## Raw data
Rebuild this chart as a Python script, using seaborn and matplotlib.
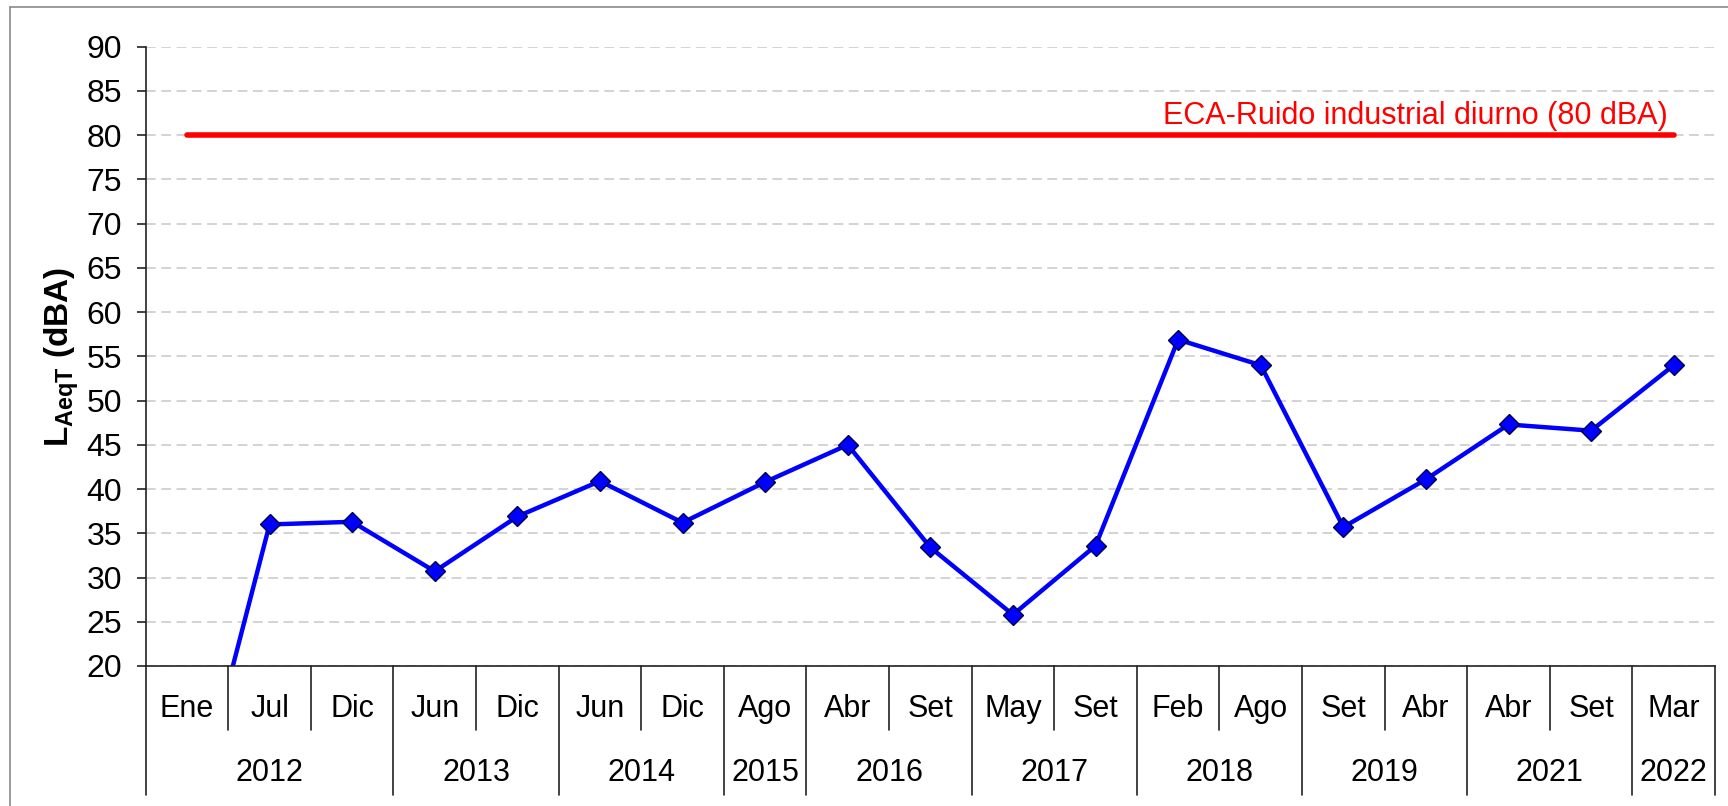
import matplotlib
matplotlib.use("Agg")
import matplotlib.pyplot as plt
import matplotlib.transforms as mtransforms
from matplotlib.lines import Line2D
import pandas as pd
import seaborn as sns

# monitoring campaigns (two-level category axis)
months = ['Ene', 'Jul', 'Dic', 'Jun', 'Dic', 'Jun', 'Dic', 'Ago', 'Abr', 'Set',
          'May', 'Set', 'Feb', 'Ago', 'Set', 'Abr', 'Abr', 'Set', 'Mar']
years = ['2012', '2012', '2012', '2013', '2013', '2014', '2014', '2015', '2016', '2016',
         '2017', '2017', '2018', '2018', '2019', '2019', '2021', '2021', '2022']
laeq = [0.0, 36.0, 36.3, 30.7, 36.9, 40.9, 36.2, 40.8, 45.0, 33.4,
        25.8, 33.6, 56.9, 54.0, 35.7, 41.1, 47.3, 46.6, 54.0]
eca_limit = [80] * len(months)
eca_label = 'ECA-Ruido industrial diurno (80 dBA)'

sns.set_style('white')
plt.rcParams['font.family'] = ['Liberation Sans', 'DejaVu Sans']
plt.rcParams['text.color'] = 'black'
plt.rcParams['axes.labelcolor'] = 'black'
plt.rcParams['ytick.color'] = 'black'
plt.rcParams['mathtext.fontset'] = 'custom'
plt.rcParams['mathtext.rm'] = 'Liberation Sans'
plt.rcParams['mathtext.bf'] = 'Liberation Sans:bold'
plt.rcParams['lines.scale_dashes'] = False

df = pd.DataFrame({'pos': range(len(months)), 'laeq': laeq, 'eca': eca_limit})

fig = plt.figure(figsize=(17.28, 8.06), dpi=100)
ax = fig.add_axes([0.0843, 0.1737, 0.9082, 0.7683])

sns.lineplot(data=df, x='pos', y='eca', color='#ff0000', linewidth=4.0, ax=ax)
sns.lineplot(data=df, x='pos', y='laeq', color='#0000ff', linewidth=3.2,
             marker='D', markersize=10, markeredgecolor='#000050',
             markeredgewidth=1.0, ax=ax)

ax.text(14.87, 81.25, eca_label, color='#ff0000', fontsize=22, ha='center',
        va='baseline')

ax.set_xlim(-0.5, len(months) - 0.5)
ax.set_ylim(20, 90)
ax.set_yticks(range(20, 91, 5))
ax.yaxis.grid(True, color='#c8c8c8', linewidth=1.1, linestyle=(0, (7, 4)))
ax.set_axisbelow(True)
ax.tick_params(axis='y', left=True, direction='out', length=6.5, width=1.2,
               color='#222222', labelcolor='black', labelsize=23, pad=10.5)
ax.set_xticks([])
ax.set_xlabel('')
for side in ['top', 'right']:
    ax.spines[side].set_visible(False)
for side in ['left', 'bottom']:
    ax.spines[side].set_color('#222222')
    ax.spines[side].set_linewidth(1.2)

ax.set_ylabel(r'$\mathbf{L_{AeqT}}$ (dBA)', fontsize=24, fontweight='bold')
ax.yaxis.set_label_coords(-0.041, 0.5)

# two-level category axis below the plot
trans = mtransforms.blended_transform_factory(ax.transData, ax.transAxes)
month_y, year_y = -0.07, -0.172
month_sep, year_sep = -0.103, -0.208
for i, m in enumerate(months):
    ax.text(i, month_y, m, transform=trans, ha='center', va='center', fontsize=22)
groups = []
for i, y in enumerate(years):
    if not groups or groups[-1][0] != y:
        groups.append([y, i, i])
    else:
        groups[-1][2] = i
for y, a, b in groups:
    ax.text((a + b) / 2, year_y, y, transform=trans, ha='center', va='center', fontsize=22)

n = len(months)
for i in range(n + 1):
    xb = i - 0.5
    is_year = i == 0 or i == n or years[i] != years[i - 1]
    y_end = year_sep if is_year else month_sep
    ax.add_line(Line2D([xb, xb], [0, y_end], transform=trans, color='#222222',
                       linewidth=1.2, clip_on=False))

# outer chart-area frame (top and left edges visible)
fig.add_artist(Line2D([0.0056, 1.0], [0.9917, 0.9917], color='#8a8a8a', linewidth=1.2))
fig.add_artist(Line2D([0.0056, 0.0056], [0.0, 0.9917], color='#8a8a8a', linewidth=1.2))

fig.savefig('out.png', dpi=100)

## Exercise directions
From the listing above, copy all lines holding the word "chart".

## Final answer
Rebuild this chart as a Python script, using seaborn and matplotlib.
# outer chart-area frame (top and left edges visible)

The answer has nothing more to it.